Von der Durchführung einer mündlichen Verhandlung konnte gemäß § 24 Abs. 4 VwGVG Abstand genommen werden, zumal der Sachverhalt aus der Aktenlage in Verbindung mit der Beschwerde geklärt erscheint und eine mündliche Erörterung die weitere Klärung der Rechtssache nicht erwarten lässt. Dem Grundsatz der materiellen Wahrheit und der Wahrung des Parteiengehörs kann im vorliegenden Fall durch eine mündliche Verhandlung nicht besser und effizienter entsprochen werden. Dem Entfall der Verhandlung stehen auch weder Art. 6 Abs. 1 der Konvention zum Schutze der Menschenrechte und Grundfreiheiten, BGBl. Nr. 210/1958 noch Art. 47 der Charta der Grundrechte der Europäischen Union, ABl. Nr. C83 vom 30.03.2010, S. 389, entgegen.
Zu B) Unzulässigkeit der Revision:
Gemäß § 25a Abs. 1 VwGG hat das Verwaltungsgericht im Spruch seines Erkenntnisses oder Beschlusses auszusprechen, ob die Revision gemäß Art. 133 Abs. 4 B-VG zulässig ist. Der Ausspruch ist kurz zu begründen.
Die Revision ist gemäß Art. 133 Abs. 4 B-VG nicht zulässig, weil die Entscheidung nicht von der Lösung einer Rechtsfrage abhängt, der grundsätzliche Bedeutung zukommt.
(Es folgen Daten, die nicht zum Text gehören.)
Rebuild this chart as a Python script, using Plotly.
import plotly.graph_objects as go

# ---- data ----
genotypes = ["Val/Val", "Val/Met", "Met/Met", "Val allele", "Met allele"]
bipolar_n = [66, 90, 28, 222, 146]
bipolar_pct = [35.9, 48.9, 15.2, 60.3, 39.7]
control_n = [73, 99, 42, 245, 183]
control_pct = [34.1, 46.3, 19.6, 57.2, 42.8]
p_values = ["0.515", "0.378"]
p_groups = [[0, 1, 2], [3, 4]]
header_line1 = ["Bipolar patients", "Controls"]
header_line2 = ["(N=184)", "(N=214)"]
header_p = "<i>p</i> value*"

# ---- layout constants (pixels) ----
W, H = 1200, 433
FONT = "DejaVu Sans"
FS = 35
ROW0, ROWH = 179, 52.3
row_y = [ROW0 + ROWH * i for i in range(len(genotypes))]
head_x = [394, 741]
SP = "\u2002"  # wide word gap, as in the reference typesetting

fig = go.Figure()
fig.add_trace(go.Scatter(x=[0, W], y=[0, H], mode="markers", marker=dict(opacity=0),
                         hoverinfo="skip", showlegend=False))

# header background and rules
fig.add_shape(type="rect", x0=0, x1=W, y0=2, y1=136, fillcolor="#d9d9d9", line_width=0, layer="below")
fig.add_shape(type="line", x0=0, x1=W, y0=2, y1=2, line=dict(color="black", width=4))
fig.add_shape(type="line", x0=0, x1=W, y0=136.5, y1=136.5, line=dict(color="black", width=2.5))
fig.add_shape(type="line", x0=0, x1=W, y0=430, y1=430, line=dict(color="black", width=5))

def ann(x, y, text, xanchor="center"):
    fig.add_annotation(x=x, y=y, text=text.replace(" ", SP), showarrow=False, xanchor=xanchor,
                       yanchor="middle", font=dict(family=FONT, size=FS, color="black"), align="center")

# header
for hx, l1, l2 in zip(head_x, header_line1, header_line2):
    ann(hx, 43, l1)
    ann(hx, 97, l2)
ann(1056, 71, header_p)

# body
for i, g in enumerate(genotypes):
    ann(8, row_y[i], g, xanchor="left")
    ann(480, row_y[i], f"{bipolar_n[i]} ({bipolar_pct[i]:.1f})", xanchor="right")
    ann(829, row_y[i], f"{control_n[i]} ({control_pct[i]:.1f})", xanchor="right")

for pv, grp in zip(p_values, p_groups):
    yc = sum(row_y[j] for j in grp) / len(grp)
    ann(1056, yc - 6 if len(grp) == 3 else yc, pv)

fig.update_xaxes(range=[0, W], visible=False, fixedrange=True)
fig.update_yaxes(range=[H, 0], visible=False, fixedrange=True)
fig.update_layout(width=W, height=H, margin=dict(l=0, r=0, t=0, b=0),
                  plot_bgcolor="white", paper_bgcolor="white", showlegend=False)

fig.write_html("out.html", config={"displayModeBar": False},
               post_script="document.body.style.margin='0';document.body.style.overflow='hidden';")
Weder weicht die gegenständliche Entscheidung von der bisherigen Rechtsprechung des Verwaltungsgerichtshofes ab, noch fehlt es an einer Rechtsprechung; weiters ist die vorliegende Rechtsprechung des Verwaltungsgerichtshofes auch nicht als uneinheitlich zu beurteilen. Auch liegen keine sonstigen Hinweise auf eine grundsätzliche Bedeutung der zu lösenden Rechtsfrage vor.